Embla Medical (sport prosthetics)
Amputee athletes buy Embla's running blades to compete when public sports programs don't supply adaptive gear.
ENABLE Model location
What it is
Embla Medical (formerly Össur), an Icelandic prosthetics company founded in 1971, designs and manufactures high-performance prosthetic limbs, particularly carbon-fiber running blades and motorized bionic limbs. Their flagship product, the Flex-Foot Cheetah, is a carbon-fiber blade that stores and returns energy with spring-like efficiency, enabling amputee athletes to run competitively. (Embla Medical) When public sports programs fail to supply accessible athletic gear and amputees want to compete, they purchase Embla prosthetics navigator-side. Approximately 90% of Paralympic runners use Embla-technology blades. This represents a Navigator-side Compensation strategy: because sports infrastructure does not systematically provision adaptive equipment for disabled athletes, amputees bear the cost of acquiring specialized assistive technologies themselves.
Why it matters
Athletic opportunity in public systems is profoundly unequal for disabled people. Many public sports programs lack accessible equipment, training, or pathways for athletes with disabilities. When mainstream sports fail to include disabled athletes, those with resources must purchase specialized adaptive gear (at $15,000-$18,000+ per blade pair) to compete. This economic barrier excludes talented athletes from low-income backgrounds and concentrates athletic opportunity among the wealthy. Embla's products enable those who can afford them to achieve remarkable feats -- multiple Paralympic gold medals, world records, and Olympic representation. However, the high cost and specialist fitting requirements mean that access remains unequal. The need for Embla's products highlights both innovation navigator-side and systemic inequality: amputee athletes have solved the technical problem of sport prosthetics through private market innovation, but at a price that excludes many -- a failure of builder-side interventions to provide equitable athletic infrastructure.
Real-world example
Oscar Pistorius, a South African double-leg amputee sprinter, became the first amputee to compete in the Olympic Games (2012 London) using Embla Flex-Foot Cheetah blades, achieving times that qualified for Olympic standards. (Oscar Pistorius Wikipedia) Markus Rehm, a German long-jump athlete using Embla blades, set a world record of 8.72 meters in 2023 despite initial controversy about competitive advantage. (Markus Rehm Wikipedia) Sarah Reinertsen, an American amputee, became the first female leg amputee to complete an Ironman World Championship using adaptive prosthetics. These athletes' achievements would not be possible without high-performance prosthetics, yet each athlete and their families bore the cost of acquiring and fitting specialized gear -- labor and expense that public sports systems should have provided.
What care sounds like (builder-side interventions)
Care at the builder-side phase involves making adaptive sports equipment and training accessible through public infrastructure:
- "Our athletic programs budget for and provision adaptive equipment so that disabled athletes can participate without bearing the cost themselves."
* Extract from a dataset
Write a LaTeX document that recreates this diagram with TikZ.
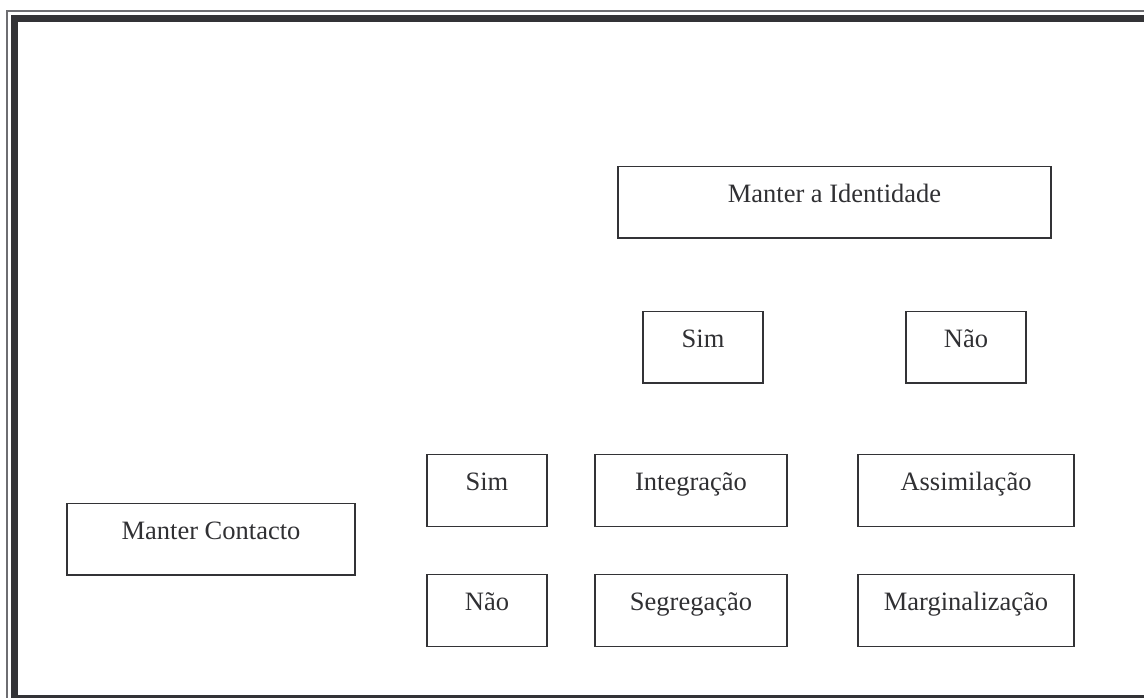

- "We train coaches and athletic directors in adaptive sports, disability inclusion, and athlete support so that disabled athletes receive the same training and opportunity as non-disabled peers."
- "We partner with prosthetics specialists and adaptive sports experts during facility and program design to ensure accessibility from the start."
- "We fund research into affordable, durable, and locally-manufacturable adaptive prosthetics so that cost does not exclude talented athletes."
What neglect sounds like (builder-side interventions)
Neglect involves excluding disabled athletes from sports altogether:
- "Our school sports program is for able-bodied athletes; disabled students should look elsewhere."
- "We don't have budget or expertise to accommodate disabled athletes; that's their responsibility."
- "Adaptive sports equipment is too expensive and specialized; we can't provide it."
- "There's no demand for disability sports in our community; we don't need to plan for it."
What compensation sounds like (navigator-side compensations)
Compensation describes the financial and practical labor amputee athletes undertake navigator-side to access sports:
- "I saved money for five years and took out a loan to buy a pair of Embla running blades so I could train competitively, because my school offered no adaptive equipment."
- "My family fundraised and my community pitched in so I could afford prosthetics specialist fitting, which cost thousands of dollars out-of-pocket."
- "I travel to a distant city quarterly to see the one prosthetist who specializes in sports prosthetics, because there's no accessible care near my home."
- "I use and maintain my prosthetics myself, learning repair skills, because my school provides no support and I can't afford to replace them if damaged."
All observations occur within the context of adaptive sports, Paralympic athletics, and disability inclusion in physical competition.